Football bowl and playoffs are here. I can pretty much guarantee NO coach is saying this to his quarterback:
Coach: “I need you to throw the long bomb on every play. Every time just toss it as far as you can. I don’t care where, put it up.”
Player: “Uh, coach, shouldn’t we mix it up, try to move the ball downfield, be selective, run strategic plays?”
Coach: “Nope. I want lots of passes. It’s a numbers game.
Another Player: “Coach, we have a better chance of scoring when we run good quality plays.” Coach: “The more passes you throw, the more chances you have of scoring. Give me passes!”
Baseball Spring Training starts in a couple of months (not soon enough for me!) I’ve played and coached baseball, follow my Kansas City Royals obsessively, and can bore you with what is happening on every pitch during a game. I can say with confidence this won’t happen in any team’s dugout:
Manager: “Guys, I want you to swing at every pitch. The more times you swing, the better your chances.”
Player: “Well, uh, coach, if a ball is out of the strike zone, we’ll either miss and strike out, or it won’t be a solid hit.” Manager: “It’s a numbers game. You’re not getting hits if you’re not swinging the bat. And for every miss, just tell yourself you’re that much closer to a hit.”

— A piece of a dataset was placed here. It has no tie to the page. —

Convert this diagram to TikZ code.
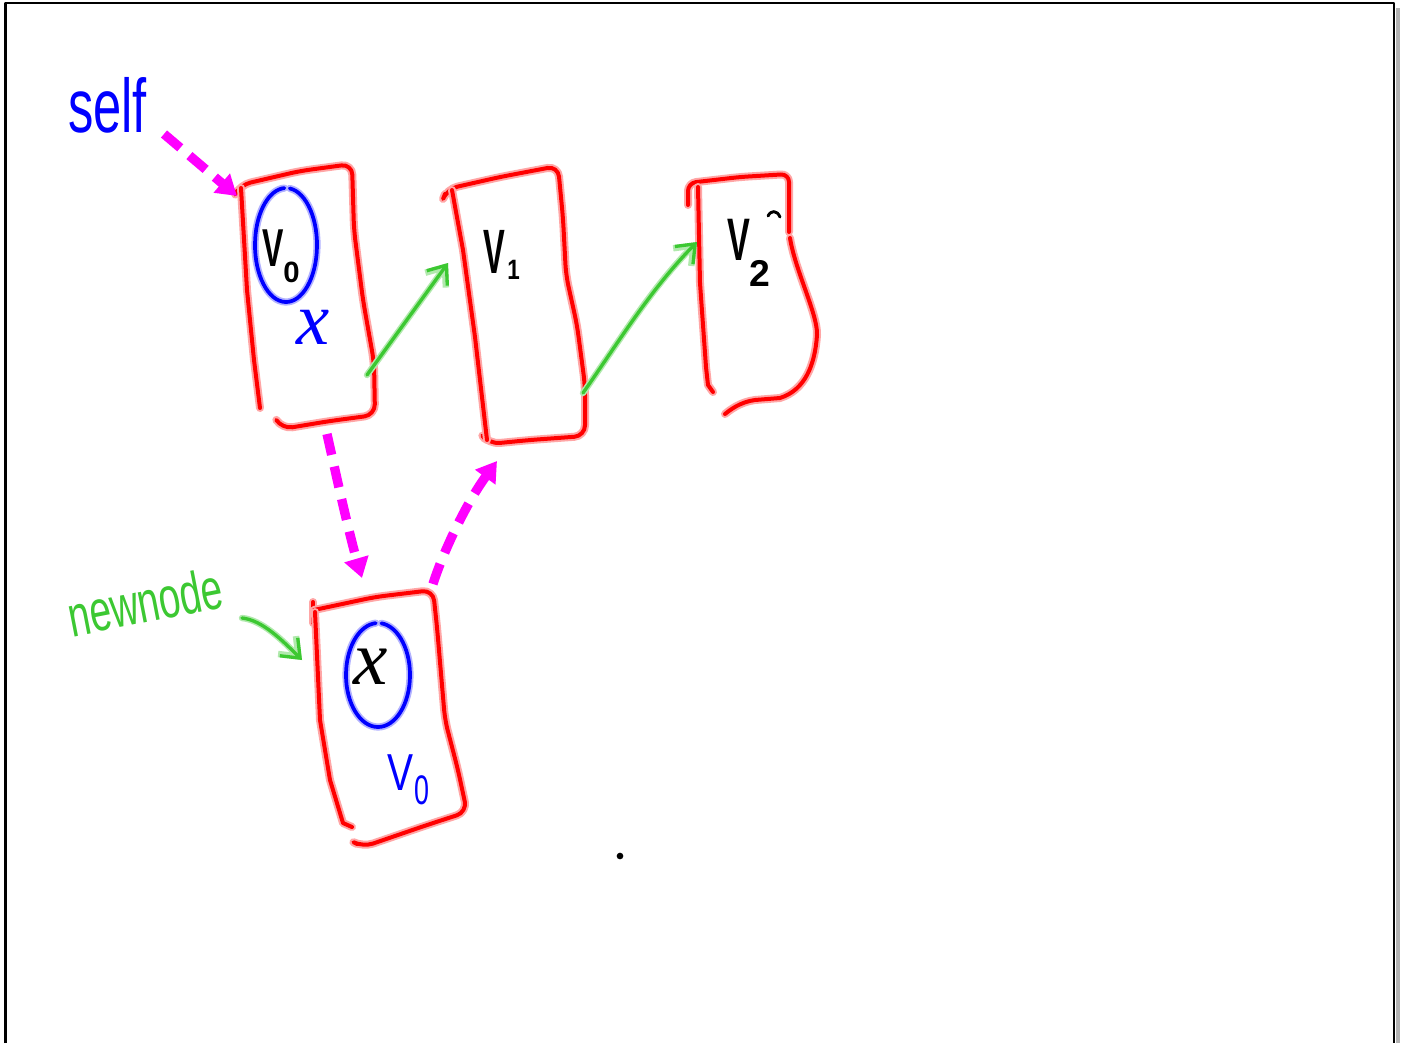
\documentclass[tikz,border=0pt]{standalone}
\usepackage{graphicx}
\usepackage{fontspec}
\setmainfont{Liberation Sans}
\newfontfamily\hwserif{Liberation Serif}
\usetikzlibrary{arrows.meta}
\definecolor{penred}{RGB}{255,0,0}
\definecolor{penblue}{RGB}{0,0,255}
\definecolor{pengreen}{RGB}{60,200,50}
\definecolor{penmag}{RGB}{255,0,255}
\begin{document}
\begin{tikzpicture}[x=0.75pt,y=-0.75pt,line cap=round,line join=round,
  redpen/.style={draw=penred, line width=3pt, preaction={draw=penred!35, line width=6pt}},
  bluepen/.style={draw=penblue, line width=2.8pt, preaction={draw=penblue!30, line width=5.4pt}},
  greenarrow/.style={draw=pengreen, line width=2.5pt, preaction={draw=pengreen!40, line width=4.8pt},
     -{Straight Barb[length=12pt,width=19pt]}},
  magarrow/.style={draw=penmag, line width=7pt, line cap=butt, dash pattern=on 16pt off 9pt,
     -{Triangle[length=15pt,width=18pt]}},
  lbl/.style={inner sep=0pt, outer sep=0pt}]
\useasboundingbox (0,0) rectangle (1407,1043);
\fill[white] (0,0) rectangle (1407,1043);
% frame
\draw[gray!60, line width=3pt, line cap=butt] (1398,8) -- (1398,1043);
\draw[black, line width=2pt, line cap=butt] (5.5,1043) -- (5.5,3) -- (1394,3) -- (1394,1043);

% ---------- box A ----------
\draw[redpen, rounded corners=8] (237,191) -- (240,185) -- (300,171) -- (352,164) -- (354,230)
   -- (363,300) -- (374,362) -- (375,415) -- (330,421) -- (282,429) -- (277,421);
\draw[redpen] (241,188) -- (247,290) -- (254,360) -- (260,408);
\draw[bluepen] (286,245) ++(277:31 and 57) arc[start angle=277, end angle=627, x radius=31, y radius=57];
\node[lbl, anchor=base west] (vA) at (262,266)
  {\bfseries\fontsize{40}{40}\selectfont\scalebox{0.6}[1]{V}\kern0pt\raisebox{-12pt}{\fontsize{22}{22}\selectfont 0}};
\node[lbl, text=penblue] (xA) at (313,327) {\fontsize{56}{56}\selectfont\hwserif\itshape x};

% ---------- box B ----------
\draw[redpen, rounded corners=8] (445,194) -- (447,189) -- (500,177) -- (558,166) -- (563,218)
   -- (566,275) -- (577,325) -- (585,385) -- (585,436) -- (530,440) -- (489,444) -- (485,439);
\draw[redpen] (452,190) -- (463,250) -- (475,337) -- (487,440);
\node[lbl, anchor=base west] (vB) at (483,273)
  {\bfseries\fontsize{47}{47}\selectfont\scalebox{0.52}[1]{V}\kern2pt\raisebox{-5pt}{\fontsize{21}{21}\selectfont\scalebox{0.8}[1]{1}}};

% ---------- box C ----------
\draw[redpen, rounded corners=6] (688,205) -- (688,183) -- (740,177) -- (789,174) -- (789,232);
\draw[redpen] (790,238) .. controls (795,270) and (818,315) .. (817,335)
   .. controls (815,365) and (805,390) .. (780,398) -- (755,400)
   .. controls (740,402) and (730,410) .. (725,414);
\draw[redpen] (698,187) -- (700,283) -- (706,367) -- (708,385) -- (713,392);
\node[lbl, anchor=base west] (vC) at (727,260)
  {\bfseries\fontsize{45}{45}\selectfont\scalebox{0.57}[1]{V}\kern0pt\raisebox{-20pt}{\fontsize{28}{28}\selectfont 2}};
\coordinate (markC) at (768,216);
\draw[black, line width=2.2pt] (markC) .. controls (771,210) and (777,210) .. (780,217);

% ---------- box D ----------
\draw[redpen] (313,602) -- (313,623);
\draw[redpen, rounded corners=8] (314,610) -- (375,597) -- (433,590) -- (437,627) -- (445,720)
   -- (458,770) -- (467,812) -- (427,825) -- (363,847) -- (357,844);
\draw[redpen] (315,612) -- (320,720) -- (330,780) -- (343,823) -- (352,827);
\draw[bluepen] (378,675) ++(276:32 and 52) arc[start angle=276, end angle=626, x radius=32, y radius=52];
\node[lbl] (xD) at (371,667) {\fontsize{58}{58}\selectfont\hwserif\itshape x};
\node[lbl, anchor=base west, text=penblue] (vD) at (387,790)
  {\fontsize{39}{39}\selectfont\scalebox{0.75}[1]{V}\kern1pt\raisebox{-11pt}{\fontsize{31}{31}\selectfont\scalebox{0.65}[1]{0}}};

% ---------- labels ----------
\node[lbl, anchor=base west, text=penblue] (self) at (68,132)
  {\fontsize{38}{38}\selectfont\scalebox{1}[1.5]{self}};
\node[lbl, anchor=base west, rotate=11, text=pengreen] (newnode) at (72,637)
  {\fontsize{29}{29}\selectfont\scalebox{1}[1.5]{newnode}};

% ---------- connectors ----------
\coordinate (selfS) at (164,134);
\coordinate (Ain) at (237,196);
\draw[magarrow] (selfS) -- (Ain);
\coordinate (Abot) at (327,434);
\coordinate (Dtop) at (362,578);
\draw[magarrow] (Abot) .. controls (334,465) and (348,530) .. (Dtop);
\coordinate (Dtr) at (433,584);
\coordinate (Bbot) at (497,461);
\draw[magarrow] (Dtr) .. controls (442,555) and (465,505) .. (Bbot);

\coordinate (Aout) at (367,375);
\coordinate (Bin) at (448,263);
\draw[greenarrow] (Aout) -- (Bin);
\coordinate (Bout) at (583,393);
\coordinate (Cin) at (697,242);
\draw[greenarrow] (Bout) .. controls (620,340) and (650,290) .. (Cin);
\coordinate (nnS) at (242,618);
\coordinate (Dleft) at (302,660);
\draw[greenarrow] (nnS) .. controls (262,620) and (282,640) .. (Dleft);

\node[circle, fill=black, inner sep=0pt, minimum size=5pt] (dot) at (620,856) {};
\end{tikzpicture}
\end{document}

I’ve been a sales rep for large corporations. I worked phone jobs in high school and college. I’ve been a sales manager. I still sell every day. I’ve trained tens of thousands of sales reps in hundreds of companies. I can say, WITH CONFIDENCE, that this DOES happen in some form daily:
Manager: “Get out there and pound those phones. Make those calls. I need (pick a number) calls per hour.”
Rep: “Uh, boss, wouldn’t it make more sense to put more emphasis on the quality of the calls?”
Manager: “The important thing is calling. The more times you dial, the greater your chances.”
Another Sales Rep: “If we invested a bit more time on our pre-call planning and doing research, wouldn’t we be able to place more focused, relevant, value-filled personalized SMART calls, tailored to the person and organization we’re speaking with?”
Manager: “That wastes time. It’s a numbers game.”
Yet Another Sales Rep: “How about talking to people other than the ultimate decision maker to get useful info? Like other people in the department, or users of our product? Or executive assistants? Wouldn’t this help us put together better, more interesting opening statements and voice mails?”
Manager: “You’d place fewer calls. I need numbers.”
Rep: “When I invest a bit more time on a call, questioning, identifying needs, going deeper into a problem, my calls are more consultative and I’m able to offer a better solution. These calls take longer.”
Manager: “And you’re not hitting your calls per hour.”
Rep: “But I’m hitting sales quota.”
Manager: “Doesn’t matter. I’m measuring calls per hour.”
The first two scenarios are a bit absurd. Sadly, the latter happens. Too often. Maybe you’ve seen it. Or are living it.
A few points:
- Sales is NOT just a numbers game. It’s a quality game.
- Activity, for the sake of activity, indeed gives numbers. It also contributes to burnout, poor calls, bad morale, resentment of managers, and turnover. (And by the way, bad calls are not like a tree falling in the woods that no one hears. Bad calls do damage your brand and company image.)
- The most important number at the end of a day, week, month, or year is sales and resulting profits.
Just think if the “throw it up against the wall and see how much sticks” model was used by other professions: Surgeons. Airline pilots. Cooks. Bankers… crazy notion, right?
So why is this “numbers game” thinking in sales so prevalent?
As one wise manager told me,
“Counting calls (or phone time) is the easiest way to quantify what a sales rep is doing every day. However, putting a focus on quality means investing a lot more time in people … one-on-one coaching sessions, training meetings, monitoring calls or recordings, really rolling up your sleeves and developing people, understanding why someone produces at the level they do, identifying where they can get better, then helping them get there. Just counting calls is ‘managing by computer screen or CRM’.”
I know that some managers will violently disagree with me and this article. I don’t care. I would ask them if they are too lazy to work with their people. I would also encourage them to take a look at their own operation and ask what is really best for their people and department.
So is there a “right” number of calls in a day, or per hour?
How would I, or anybody outside of your organization know that answer? It’s like when someone asks, “What is a good direct mail response rate?” One percent? Three? Ten percent? Actually, it could be anything. The REAL answer: anything that makes the most money over time.
And that could be your answer for the number of calls as well.
(Note to Sales Reps: Please don’t forward this to your manager with a “See, I told ya so. Look at what this guy says.” There still is a definite correlation between being on the phone and making sales. Doing research and making quality calls AND high activity are not mutually exclusive.)
Numbers are used to measure activity. Focus on making it quality activity and you’ll see the number you want the most: increased sales.